"""

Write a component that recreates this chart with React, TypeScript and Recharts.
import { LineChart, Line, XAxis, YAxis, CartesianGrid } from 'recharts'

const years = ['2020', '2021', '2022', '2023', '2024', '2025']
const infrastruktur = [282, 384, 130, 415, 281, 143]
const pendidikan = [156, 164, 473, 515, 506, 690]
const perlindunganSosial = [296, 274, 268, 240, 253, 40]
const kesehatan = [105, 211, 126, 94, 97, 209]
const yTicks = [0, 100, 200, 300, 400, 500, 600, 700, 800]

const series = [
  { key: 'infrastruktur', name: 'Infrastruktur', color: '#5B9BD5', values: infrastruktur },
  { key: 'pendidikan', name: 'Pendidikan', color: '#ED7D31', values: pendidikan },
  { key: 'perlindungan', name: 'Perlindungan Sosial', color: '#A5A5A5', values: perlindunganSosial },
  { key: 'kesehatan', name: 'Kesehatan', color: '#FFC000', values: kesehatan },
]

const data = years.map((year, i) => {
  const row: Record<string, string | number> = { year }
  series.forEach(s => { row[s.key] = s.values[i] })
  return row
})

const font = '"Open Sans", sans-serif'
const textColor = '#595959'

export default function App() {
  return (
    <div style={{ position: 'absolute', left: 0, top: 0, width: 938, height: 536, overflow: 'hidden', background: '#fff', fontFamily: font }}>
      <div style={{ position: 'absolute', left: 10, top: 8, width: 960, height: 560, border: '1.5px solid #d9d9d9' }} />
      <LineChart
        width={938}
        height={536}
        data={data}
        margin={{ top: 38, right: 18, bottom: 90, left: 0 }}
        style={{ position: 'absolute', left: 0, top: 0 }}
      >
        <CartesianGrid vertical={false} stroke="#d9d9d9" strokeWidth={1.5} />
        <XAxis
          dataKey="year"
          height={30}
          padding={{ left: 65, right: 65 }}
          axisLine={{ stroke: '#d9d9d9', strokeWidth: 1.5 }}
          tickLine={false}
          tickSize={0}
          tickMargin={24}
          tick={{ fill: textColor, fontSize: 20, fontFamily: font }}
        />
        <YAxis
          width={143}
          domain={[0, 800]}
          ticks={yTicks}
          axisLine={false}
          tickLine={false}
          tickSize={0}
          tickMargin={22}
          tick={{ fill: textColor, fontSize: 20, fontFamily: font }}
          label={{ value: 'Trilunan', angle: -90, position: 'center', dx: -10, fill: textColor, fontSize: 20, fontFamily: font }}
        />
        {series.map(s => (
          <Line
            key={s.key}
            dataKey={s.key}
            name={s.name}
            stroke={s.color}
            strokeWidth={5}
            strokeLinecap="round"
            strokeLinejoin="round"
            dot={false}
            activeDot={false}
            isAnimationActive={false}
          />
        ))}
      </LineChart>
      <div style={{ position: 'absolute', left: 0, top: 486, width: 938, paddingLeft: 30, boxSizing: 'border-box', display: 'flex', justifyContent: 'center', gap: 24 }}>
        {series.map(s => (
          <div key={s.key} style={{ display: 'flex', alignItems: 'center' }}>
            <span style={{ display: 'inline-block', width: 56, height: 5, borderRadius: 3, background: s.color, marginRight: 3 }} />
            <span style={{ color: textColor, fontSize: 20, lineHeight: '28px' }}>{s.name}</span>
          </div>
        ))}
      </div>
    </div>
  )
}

"""

**Your goal**
Type the material above out again, exactly.

**Output of the exercise**
Write a component that recreates this chart with React, TypeScript and Recharts.
import { LineChart, Line, XAxis, YAxis, CartesianGrid } from 'recharts'

const years = ['2020', '2021', '2022', '2023', '2024', '2025']
const infrastruktur = [282, 384, 130, 415, 281, 143]
const pendidikan = [156, 164, 473, 515, 506, 690]
const perlindunganSosial = [296, 274, 268, 240, 253, 40]
const kesehatan = [105, 211, 126, 94, 97, 209]
const yTicks = [0, 100, 200, 300, 400, 500, 600, 700, 800]

const series = [
  { key: 'infrastruktur', name: 'Infrastruktur', color: '#5B9BD5', values: infrastruktur },
  { key: 'pendidikan', name: 'Pendidikan', color: '#ED7D31', values: pendidikan },
  { key: 'perlindungan', name: 'Perlindungan Sosial', color: '#A5A5A5', values: perlindunganSosial },
  { key: 'kesehatan', name: 'Kesehatan', color: '#FFC000', values: kesehatan },
]

const data = years.map((year, i) => {
  const row: Record<string, string | number> = { year }
  series.forEach(s => { row[s.key] = s.values[i] })
  return row
})

const font = '"Open Sans", sans-serif'
const textColor = '#595959'

export default function App() {
  return (
    <div style={{ position: 'absolute', left: 0, top: 0, width: 938, height: 536, overflow: 'hidden', background: '#fff', fontFamily: font }}>
      <div style={{ position: 'absolute', left: 10, top: 8, width: 960, height: 560, border: '1.5px solid #d9d9d9' }} />
      <LineChart
        width={938}
        height={536}
        data={data}
        margin={{ top: 38, right: 18, bottom: 90, left: 0 }}
        style={{ position: 'absolute', left: 0, top: 0 }}
      >
        <CartesianGrid vertical={false} stroke="#d9d9d9" strokeWidth={1.5} />
        <XAxis
          dataKey="year"
          height={30}
          padding={{ left: 65, right: 65 }}
          axisLine={{ stroke: '#d9d9d9', strokeWidth: 1.5 }}
          tickLine={false}
          tickSize={0}
          tickMargin={24}
          tick={{ fill: textColor, fontSize: 20, fontFamily: font }}
        />
        <YAxis
          width={143}
          domain={[0, 800]}
          ticks={yTicks}
          axisLine={false}
          tickLine={false}
          tickSize={0}
          tickMargin={22}
          tick={{ fill: textColor, fontSize: 20, fontFamily: font }}
          label={{ value: 'Trilunan', angle: -90, position: 'center', dx: -10, fill: textColor, fontSize: 20, fontFamily: font }}
        />
        {series.map(s => (
          <Line
            key={s.key}
            dataKey={s.key}
            name={s.name}
            stroke={s.color}
            strokeWidth={5}
            strokeLinecap="round"
            strokeLinejoin="round"
            dot={false}
            activeDot={false}
            isAnimationActive={false}
          />
        ))}
      </LineChart>
      <div style={{ position: 'absolute', left: 0, top: 486, width: 938, paddingLeft: 30, boxSizing: 'border-box', display: 'flex', justifyContent: 'center', gap: 24 }}>
        {series.map(s => (
          <div key={s.key} style={{ display: 'flex', alignItems: 'center' }}>
            <span style={{ display: 'inline-block', width: 56, height: 5, borderRadius: 3, background: s.color, marginRight: 3 }} />
            <span style={{ color: textColor, fontSize: 20, lineHeight: '28px' }}>{s.name}</span>
          </div>
        ))}
      </div>
    </div>
  )
}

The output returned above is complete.